Anche in terra di Toscana non mancano le sequoie. A sud di Firenze c’è il comune di Reggello; Leccio è una frazione dominata da un monte sulla cui cima esiste, da secoli, un edificio, dapprima un castello che venne acquistato nel 1816 da Niccolò e Ferdinando Panciatichi. I due fratelli fanno rimaneggiare l’edificio che diventa una splendida villa neogotica e dalla metà dell’800 iniziano a mettere a dimora alberi lungo i sentieri e nel parco, che viene disegnato dinnanzi alla facciata dell’edificio: Calocedrus decurrens, Cedrus atlantica var. glauca, Cedrus libani, Chamaecyparis lawsoniana, Sequoia sempervirens ed alcuni esemplari di Sequoiadendron giganteum, di cui oggi ne resta invero soltanto uno.
Una scheda pubblicata nel sito del Comune di Reggello comunica che la sequoia più alta tocca i 46 metri di altezza e ben 57 superano i 35 metri di altezza. Questo dato è estrapolato da “Parchi della Toscana” (I ed. 1982, II ed. 1989) scritto nientemeno che dal curatore dei giardini di Boboli, Ferdinando Chiostri. Questa preziosa fonte di informazioni segnala quale anno di messa a dimora delle sequoie il ‘51: «Da una relazione stesa nel 1890 da Maria Paolucci, figlia del Panciatichi (Ferdinando), sappiamo che le sequoie vennero poste a dimora intorno al 1851, e che per il primo esemplare fu sborsata una somma assai ingente: al tempo in cui scriveva la Paolucci erano ancora in vita esemplari di soltanto 37 dei 134 generi botanici piantati dal padre. Tra questi Araucaria, Sequoia Taxodium, Criptomeria, Biota, Thuja, Thuiopsis, Libocedrus, Taxus, Cephalotaxus, Cupressus (varie specie), Pinus, Abies, varie palme, Yucca, Quercus (di varie specie)oltre ad alcune piante di esclusivo interesse floricolturale».
I Panciatichi si rifornivano a Firenze presso il vivaio del francese Burnier. Arrivati a Leccio si giunge in Piazza Marin, si sale per via Fratelli Bandiera, si imbocca una strada sterrata. Al bivio se si procede a destra si arriva in uno spiazzo dove dominano sette sequoie altissime e con tronchi fino a cinque metri di circonferenza, proseguendo oltre si avvista la maggiore delle sequoie oggi qui presenti, denominata Sequoia Gemella. Un enorme tronco fuso per circa tre metri da cui si innalzano due sequoie ultrasecolari, a diapason. Ho misurato personalmente il tronco: 842 cm a petto d’uomo. Vale la pena di osservare il patriarca da diversi punti di vista. Se al bivio si svolta a sinistra, si parcheggia di fronte ad una sbarra rossa e si sale a piedi lungo un sentiero sterrato e alberato prevalentemente a sequoia. Nel primo tratto ci sono esemplari relativamente giovani, prima della cima un lungo sentiero a ferro di cavallo offre invece la visione di una spettacolare alberatura di molti esemplari altissimi e massicci. Gli alberi sono dotati di targhetta numerica. La n° 68 ha una circonferenza del tronco di 480 cm, la n° 71 di 416 cm, la n° 83 di 478 cm, la n° 93 di 520 cm, la n° 98 di 574 cm e mi pare la più grande di quest’area. Un prato occupa lo spazio interno al ferro di cavallo, in fila indiana sono state messe a dimora quattro sempervirens, l’unica sequoia gigante ancora viva e un bel calocedro. La sequoia gigante supera i trenta metri di altezza e ha una circonferenza del tronco pari a 500 cm.

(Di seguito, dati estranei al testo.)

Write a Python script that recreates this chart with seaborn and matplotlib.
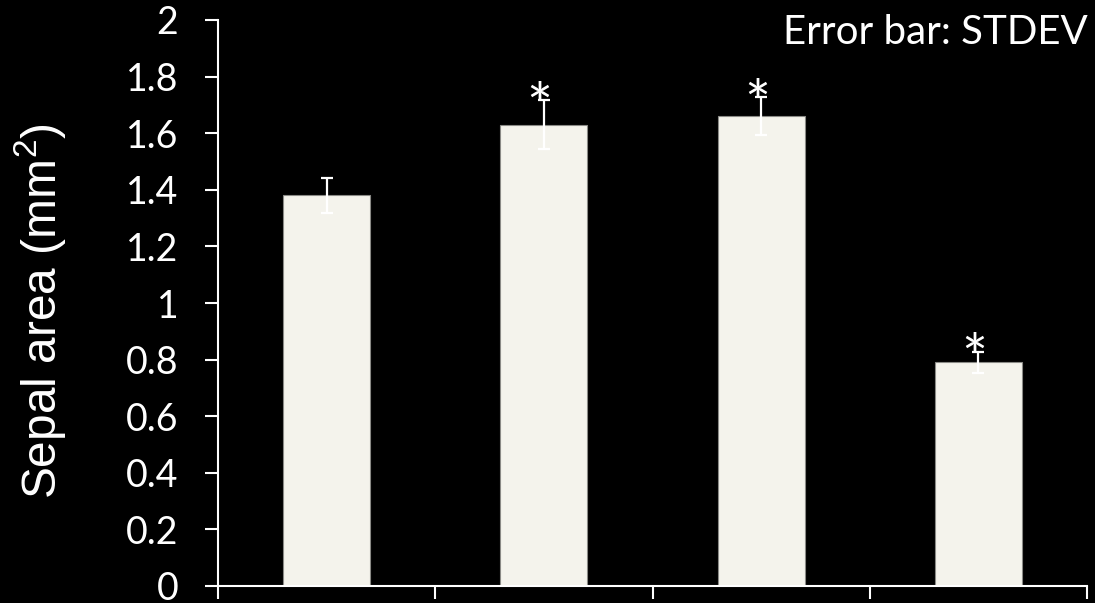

Arrivati in cima ed evitato un orribile ecomostro in cemento che qualche essere umano è riuscito a piazzare a poche decine di metri dalla villa, si può ammirare la meravigliosa invenzione dell’edificio, con guglie, scalinate simmetriche, un portone a botte modello Hobbit della Contea con tanto di colonne tozze. Ma ahimè la villa sta cadendo a pezzi, questo splendido monumento è abbandonato. Il parco che le sta di fronte è popolato di grandi cedri del Libano e cedri dell’Atlante, oltre a due sparute sequoie che dovrebbero fare da sentinella. A constatare quest’ennesimo scempio del patrimonio storico e artistico d’Italia si resta davvero privi di parola. E si capisce che il problema non è soltanto della classe politica, ma dell’intero paese.